Britain was working on an extremely advanced heat-seeking air-to-air missile from the late 1960s. The missile was conceptually similar to the later generation of missiles that entered service around the turn of the century, in its extreme manoeuvrability, ability to hit acquire and hit targets at extreme angles from the firing aircraft’s flightpath. It differed in two respects: its range and being tube launched. The very short range was a product of the requirement for a “dogfight missile” that filled the gap between the short-range Red Top and the gun. The extreme manoeuvrability was aided by thrust vectoring, a feature that would not be seen on an operational missile until the Soviet R-73 entered service in 1984 (it would not be seen on Western AAM until the MICA entered service in 1996). A missile is subject to a minimum range, before which it cannot manoeuvre effectively.  Thrust vectoring enables a missile to start turning before it has accelerated to sufficient speeds for its small aerodynamic surfaces to be useful and allows for dramatic course changes as it pursues a manoeuvring target.

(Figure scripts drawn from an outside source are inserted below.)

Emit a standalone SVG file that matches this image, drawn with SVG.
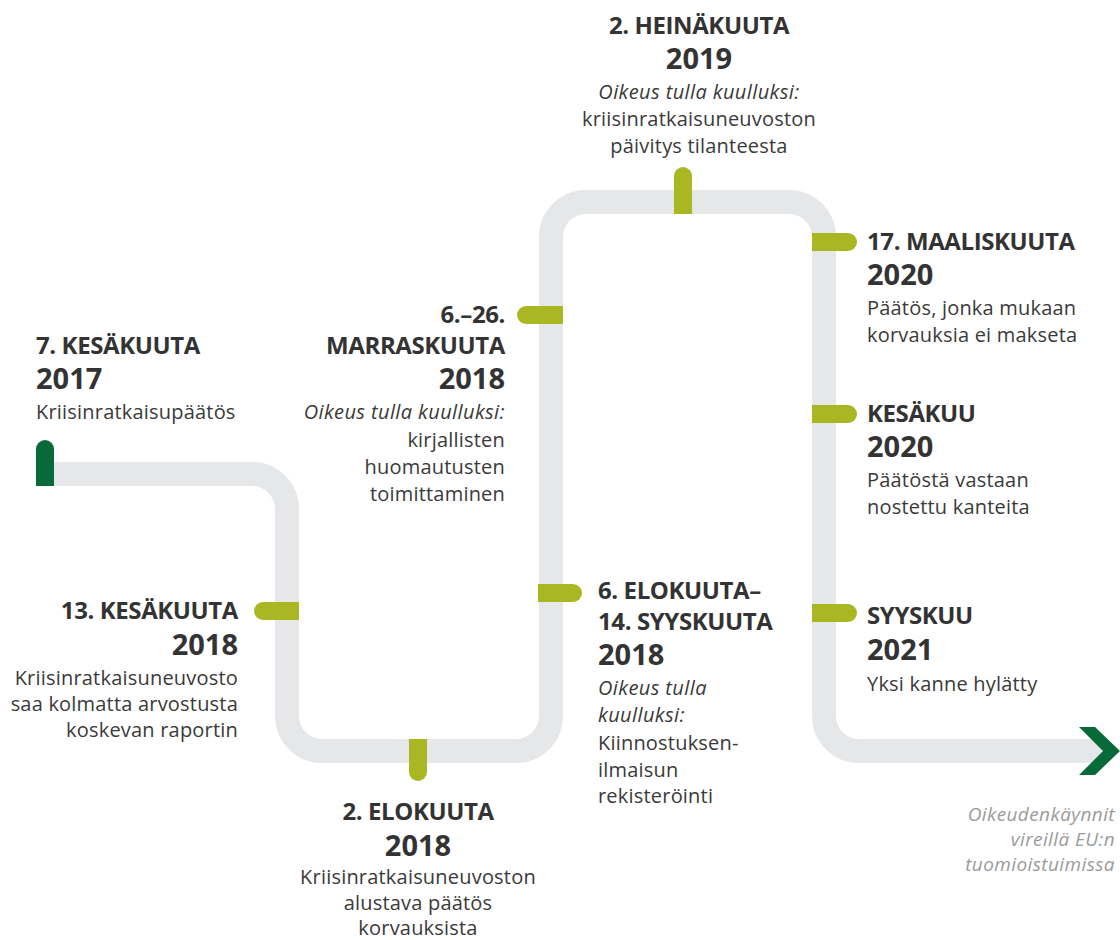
<svg xmlns="http://www.w3.org/2000/svg" width="1120" height="940" viewBox="0 0 1120 940">
<style>
text{font-family:"Open Sans","Noto Sans",sans-serif;fill:#3a3a3a}
.h{font-weight:700;font-size:24px;letter-spacing:-0.4px;fill:#333}
.y{font-weight:700;font-size:29px;fill:#333}
.b{font-size:20px;letter-spacing:0.2px}
.i{font-size:20px;font-style:italic;letter-spacing:0.4px}
.g{font-size:19px;font-style:italic;fill:#9b9b9b;letter-spacing:0.4px}
.r{text-anchor:end}
.c{text-anchor:middle}
.tick{fill:#A9B822}
</style>
<g id="connectors">
<path d="M36,474 H252 A35,35 0 0 1 287,509 V716 A35,35 0 0 0 322,751 H516 A35,35 0 0 0 551,716 V237 A35,35 0 0 1 586,202 H789 A35,35 0 0 1 824,237 V716 A35,35 0 0 0 859,751 H1102" fill="none" stroke="#E6E7E8" stroke-width="24"/>
<polygon points="1079,727 1095,727 1120,751 1095,775 1079,775 1103,751" fill="#076A38"/>
</g>
<g id="start">
<path d="M36,486 V449 A9,9 0 0 1 54,449 V486 Z" fill="#076A38"/>
<text class="h" x="36" y="354">7. KESÄKUUTA</text>
<text class="y" x="36" y="389">2017</text>
<text class="b" x="36" y="419">Kriisinratkaisupäätös</text>
</g>
<g id="n-2018-06-13">
<path class="tick" d="M299,602 H263 A9,9 0 0 0 263,620 H299 Z"/>
<text class="h r" x="238" y="619">13. KESÄKUUTA</text>
<text class="y r" x="238" y="655">2018</text>
<text class="b r" x="238" y="685">Kriisinratkaisuneuvosto</text>
<text class="b r" x="238" y="711">saa kolmatta arvostusta</text>
<text class="b r" x="238" y="737">koskevan raportin</text>
</g>
<g id="n-2018-08-02">
<path class="tick" d="M409,739 V772 A9,9 0 0 0 427,772 V739 Z"/>
<text class="h c" x="418" y="820">2. ELOKUUTA</text>
<text class="y c" x="418" y="856">2018</text>
<text class="b c" x="418" y="884">Kriisinratkaisuneuvoston</text>
<text class="b c" x="418" y="910">alustava päätös</text>
<text class="b c" x="418" y="935">korvauksista</text>
</g>
<g id="n-2018-11">
<path class="tick" d="M563,306 H526 A9,9 0 0 0 526,324 H563 Z"/>
<text class="h r" x="505" y="323">6.–26.</text>
<text class="h r" x="505" y="354">MARRASKUUTA</text>
<text class="y r" x="505" y="389">2018</text>
<text class="i r" x="505" y="419">Oikeus tulla kuulluksi:</text>
<text class="b r" x="505" y="447">kirjallisten</text>
<text class="b r" x="505" y="474">huomautusten</text>
<text class="b r" x="505" y="501">toimittaminen</text>
</g>
<g id="n-2018-08-06">
<path class="tick" d="M538,584 H573 A9,9 0 0 1 573,602 H538 Z"/>
<text class="h" x="598" y="599">6. ELOKUUTA–</text>
<text class="h" x="598" y="630">14. SYYSKUUTA</text>
<text class="y" x="598" y="665">2018</text>
<text class="i" x="598" y="695">Oikeus tulla</text>
<text class="i" x="598" y="722">kuulluksi:</text>
<text class="b" x="598" y="750">Kiinnostuksen-</text>
<text class="b" x="598" y="777">ilmaisun</text>
<text class="b" x="598" y="803">rekisteröinti</text>
</g>
<g id="n-2019-07-02">
<path class="tick" d="M674,214 V176 A9,9 0 0 1 692,176 V214 Z"/>
<text class="h c" x="699" y="34">2. HEINÄKUUTA</text>
<text class="y c" x="699" y="69">2019</text>
<text class="i c" x="699" y="99">Oikeus tulla kuulluksi:</text>
<text class="b c" x="699" y="126">kriisinratkaisuneuvoston</text>
<text class="b c" x="699" y="153">päivitys tilanteesta</text>
</g>
<g id="n-2020-03-17">
<path class="tick" d="M812,233 H848 A9,9 0 0 1 848,251 H812 Z"/>
<text class="h" x="867" y="250">17. MAALISKUUTA</text>
<text class="y" x="867" y="285">2020</text>
<text class="b" x="867" y="315">Päätös, jonka mukaan</text>
<text class="b" x="867" y="342">korvauksia ei makseta</text>
</g>
<g id="n-2020-06">
<path class="tick" d="M812,405 H848 A9,9 0 0 1 848,423 H812 Z"/>
<text class="h" x="867" y="422">KESÄKUU</text>
<text class="y" x="867" y="457">2020</text>
<text class="b" x="867" y="487">Päätöstä vastaan</text>
<text class="b" x="867" y="514">nostettu kanteita</text>
</g>
<g id="n-2021-09">
<path class="tick" d="M812,604 H848 A9,9 0 0 1 848,622 H812 Z"/>
<text class="h" x="867" y="624">SYYSKUU</text>
<text class="y" x="867" y="660">2021</text>
<text class="b" x="867" y="691">Yksi kanne hylätty</text>
</g>
<g id="end-note">
<text class="g r" x="1115" y="821">Oikeudenkäynnit</text>
<text class="g r" x="1115" y="846">vireillä EU:n</text>
<text class="g r" x="1115" y="871">tuomioistuimissa</text>
</g>
</svg>
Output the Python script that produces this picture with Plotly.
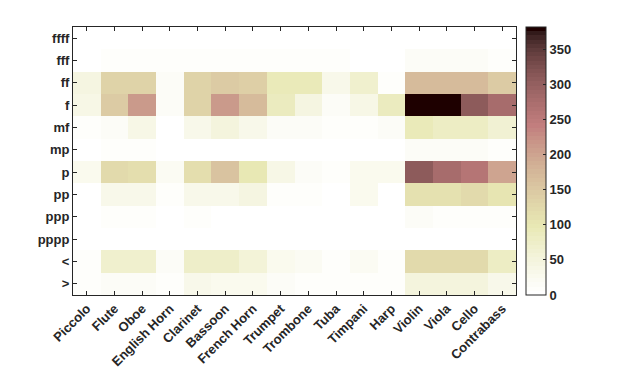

Today the IRIS-T, AAM-5B, AIM-9X and MICA use TVC control.

The missile was to engage targets at distances between 250 metres and two kilometres, leading to HSD describing it as “a gun that can fire around corners.” The missile was cancelled in a 1974 defence review but work was to continue for technology demonstration.

Following ground test launches, it was test fired from a Hawker Hunter F6 in 1977 and demonstrated that its uncanny agility was not matched by uncanny loyalty as it rather alarmingly turned directly into the launch aircraft’s flightpath. Work from the project would inform the ASRAAM, a weapon that did not enter service until 1998.